Generation and model-year changes. Both vehicles have undergone full redesigns, and a second-generation Pilot differs substantially from a third-generation one in interior layout, powertrain, and technology. When researching used options, it's worth understanding which generation a given model year belongs to — not just the nameplate.
Certified Pre-Owned (CPO) availability. Honda's CPO program applies to both models and includes a warranty extension and multi-point inspection. CPO vehicles typically carry a price premium over non-certified used inventory. Whether that premium is worth it depends on the vehicle's age, mileage, and your risk tolerance — and CPO terms should be verified directly with Honda at the time of purchase.
Total cost of ownership. Purchase price is only one piece. Insurance rates, registration fees, fuel costs, and anticipated maintenance all vary by state, driver profile, and specific vehicle history. Two buyers purchasing the same trim in different states can face meaningfully different ownership costs over time.
Resale value and depreciation. Both models have held value reasonably well in the used market, but depreciation curves shift with market conditions, fuel prices, and trim popularity. Higher trims with AWD have historically depreciated more slowly, but past patterns don't guarantee future resale outcomes.

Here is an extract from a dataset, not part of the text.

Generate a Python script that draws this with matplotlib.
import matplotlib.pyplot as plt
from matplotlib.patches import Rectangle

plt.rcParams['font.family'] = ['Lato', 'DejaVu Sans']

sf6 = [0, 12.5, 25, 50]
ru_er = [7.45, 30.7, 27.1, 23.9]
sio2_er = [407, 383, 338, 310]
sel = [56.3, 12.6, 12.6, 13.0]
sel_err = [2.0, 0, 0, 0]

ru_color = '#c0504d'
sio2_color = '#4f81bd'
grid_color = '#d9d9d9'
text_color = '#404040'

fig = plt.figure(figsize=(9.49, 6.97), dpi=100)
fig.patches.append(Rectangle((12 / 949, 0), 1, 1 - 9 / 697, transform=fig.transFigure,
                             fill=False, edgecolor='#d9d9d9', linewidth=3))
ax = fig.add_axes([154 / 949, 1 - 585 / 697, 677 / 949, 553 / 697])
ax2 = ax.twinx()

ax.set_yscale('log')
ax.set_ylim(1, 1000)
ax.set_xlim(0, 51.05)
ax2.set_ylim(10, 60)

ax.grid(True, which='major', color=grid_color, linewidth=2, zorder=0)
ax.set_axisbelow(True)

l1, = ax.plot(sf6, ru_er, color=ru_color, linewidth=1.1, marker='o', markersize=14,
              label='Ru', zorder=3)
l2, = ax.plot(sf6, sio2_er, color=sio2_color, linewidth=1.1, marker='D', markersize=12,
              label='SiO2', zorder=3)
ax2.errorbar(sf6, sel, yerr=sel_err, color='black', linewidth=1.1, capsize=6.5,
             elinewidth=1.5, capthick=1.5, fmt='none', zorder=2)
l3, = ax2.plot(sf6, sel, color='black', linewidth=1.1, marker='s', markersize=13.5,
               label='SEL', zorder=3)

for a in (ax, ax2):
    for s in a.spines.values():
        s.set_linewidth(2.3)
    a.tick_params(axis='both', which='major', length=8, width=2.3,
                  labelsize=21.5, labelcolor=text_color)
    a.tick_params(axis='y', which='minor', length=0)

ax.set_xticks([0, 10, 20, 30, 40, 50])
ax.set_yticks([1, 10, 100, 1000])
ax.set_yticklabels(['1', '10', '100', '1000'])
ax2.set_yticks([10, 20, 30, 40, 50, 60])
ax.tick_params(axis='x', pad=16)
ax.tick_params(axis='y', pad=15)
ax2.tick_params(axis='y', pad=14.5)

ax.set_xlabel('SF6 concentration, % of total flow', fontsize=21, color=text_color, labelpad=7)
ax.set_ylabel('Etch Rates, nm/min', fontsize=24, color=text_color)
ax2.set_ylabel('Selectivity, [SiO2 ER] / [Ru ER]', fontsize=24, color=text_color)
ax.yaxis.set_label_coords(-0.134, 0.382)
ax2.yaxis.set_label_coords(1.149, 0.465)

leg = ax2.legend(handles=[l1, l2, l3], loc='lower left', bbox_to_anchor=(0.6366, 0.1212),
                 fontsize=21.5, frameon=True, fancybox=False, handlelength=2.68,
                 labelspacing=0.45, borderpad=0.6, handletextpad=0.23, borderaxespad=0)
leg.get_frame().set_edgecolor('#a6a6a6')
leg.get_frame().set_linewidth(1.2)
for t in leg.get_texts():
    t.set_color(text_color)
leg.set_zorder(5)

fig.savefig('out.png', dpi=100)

What You Still Need to Figure Out 🗺️
The Passport vs. Pilot comparison is well-defined at the category level. What isn't defined — and can't be from a general guide — is which vehicle fits your specific situation. How many passengers do you carry regularly? What's your realistic annual mileage? What does your state's registration and insurance cost look like for each vehicle class? What's available in your local market at a price that works for your financing situation?
Those answers are yours to gather. What this guide gives you is the framework to ask the right questions — and enough context to know that the differences between these two vehicles are real, meaningful, and worth taking seriously before you sign anything.